The clerk-treasurer entered and submitted the financial information for the town into the Indiana Gateway for Government Units financial reporting system, which was the source for the annual financial report and financial statements. There was no evidence of internal control to ensure the accuracy of the information entered.

Financial and other information are required to be entered annually into the Annual Financial Report (AFR) via Gateway. During the audit period, the following noncompliance was noted with the AFR:

• The AFRs for 2020-21 were filed 46 and 29 days late, respectively.

• The detailed fund receipt and disbursement information entered into Gateway was incorrect. The 2020-21 bond principal and interest payments were incorrectly classified.
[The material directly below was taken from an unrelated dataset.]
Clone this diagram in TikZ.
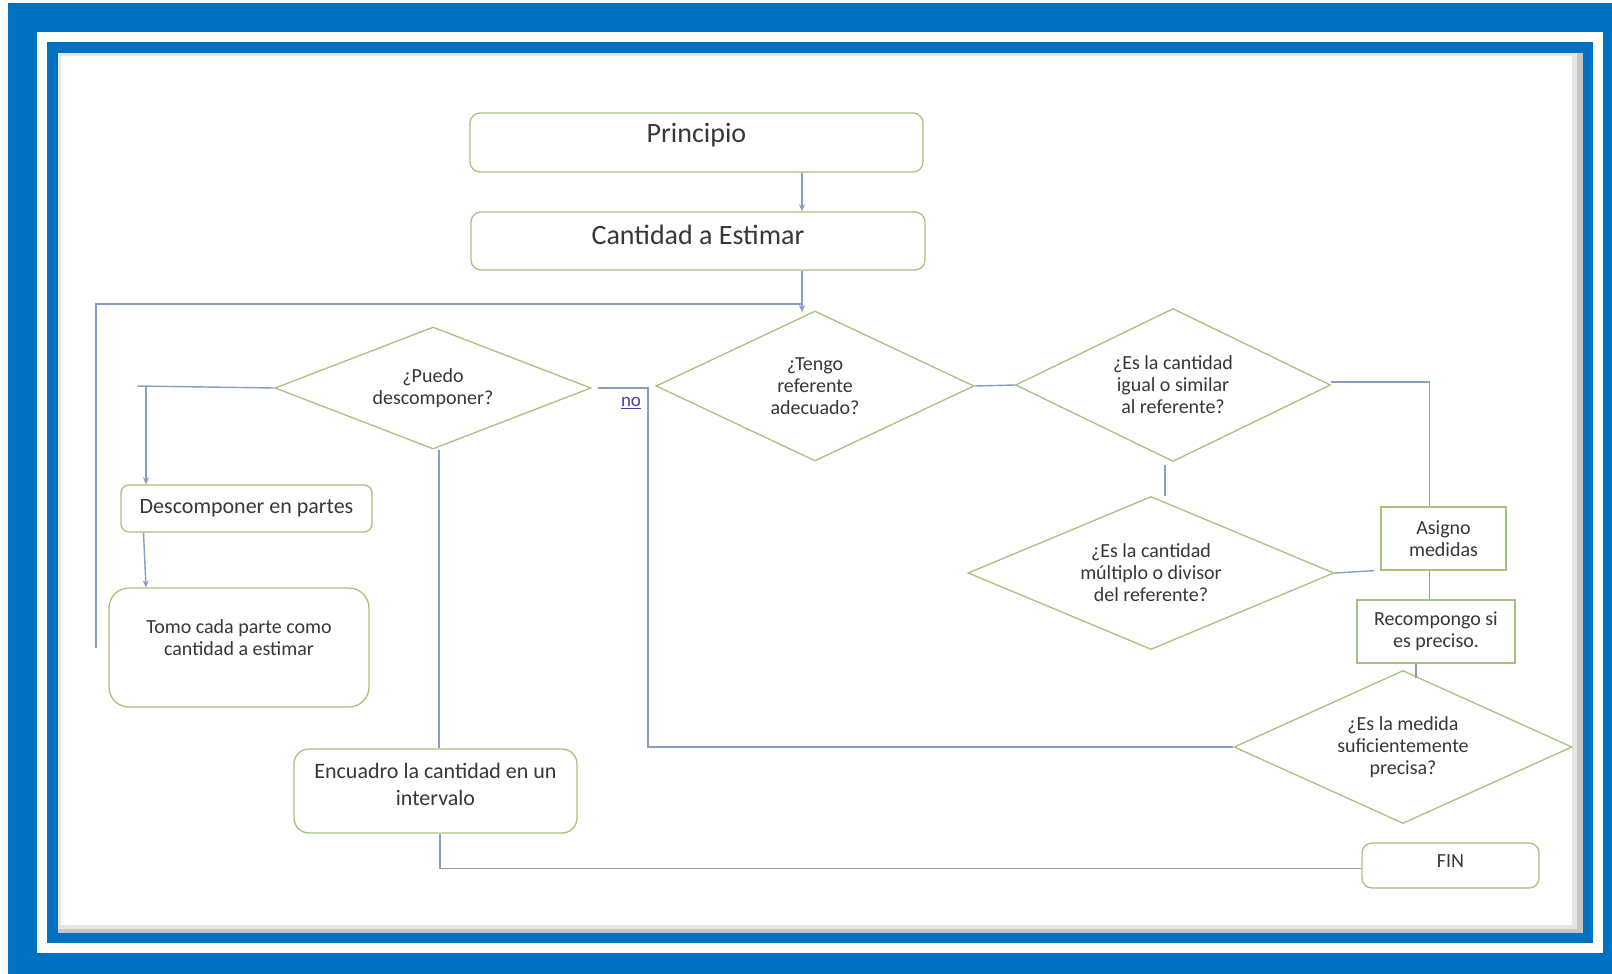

• The leases and debt information entered into Gateway were not accurate. The ending principal balance and principal and interest due within one year were overstated by $15,000 and $305,438, respectively.

• The investment fund statement was not submitted in the AFR transmission for 2018 or 2019.

Every month, the bank reconcilements, approved town council minutes and the funds ledger summarizing total receipts, disbursements and balances by funds are required to be uploaded monthly to the state. Annual upload requirements include the year-end bank statement, year-end outstanding checklist, year-end investments, detail of receipt activity, detail of disbursement activity, current year salary ordinance and an annual vendor history report.

The town failed to upload any of the monthly and annual files on Gateway for 2018 through 2021, until December 2022.

A capital assets plan indicates what a town has and sets a threshold for those assets. Sidney does not have a capital assets policy, does not maintain a detailed listing of its assets nor does the town keep track of additions or subtractions.

The town certified on Gateway that internal control standards have been adopted for 2018 through 2020. The town did not adopt internal control standards until July 12, 2021, according to the ISBOA report.

The monthly revenue bond ordinance transfers required from wastewater operating to wastewater bond and interest during 2019 and 2020 totaling $19,847 and $19,584, respectively, were not made and only $9,563 of the $19,322 required transfers were made during 2021.

There were deficiencies in the internal control system of the town related to financial transactions and reporting, the report states.

Clerk-treasurers since Jan. 1, 2018, were Lana Wolfe from Jan. 1, 2018, to Jan. 22, 2020; Etta Hurd, Jan. 23, 2020, to Feb. 24, 2020; Lyda Neal, Feb. 25, 2020, to May 25, 2020; and Lisa Parrett, May 25, 2020, to Dec. 31, 2023.

Town Council presidents were Jack Wolfe, from Jan. 1, 2018, to March 15, 2020, and Sharon Rancourt from March 16, 2020, to Dec. 31, 2023.

Lana and Jack Wolfe are wife and husband, and Lisa Parrett is the mother to current councilman Gavin Parrett.

Lisa Parrett and Rancourt have filed for re-election this year, as has Councilman Brandon Allen, and Wolfe has filed for town council again.

The report states that its contents were discussed on March 16, 2023, with Lisa Parrett, Allen and Gavin Parrett and Rancourt. The contents were discussed on March 20, 2023, with Neal.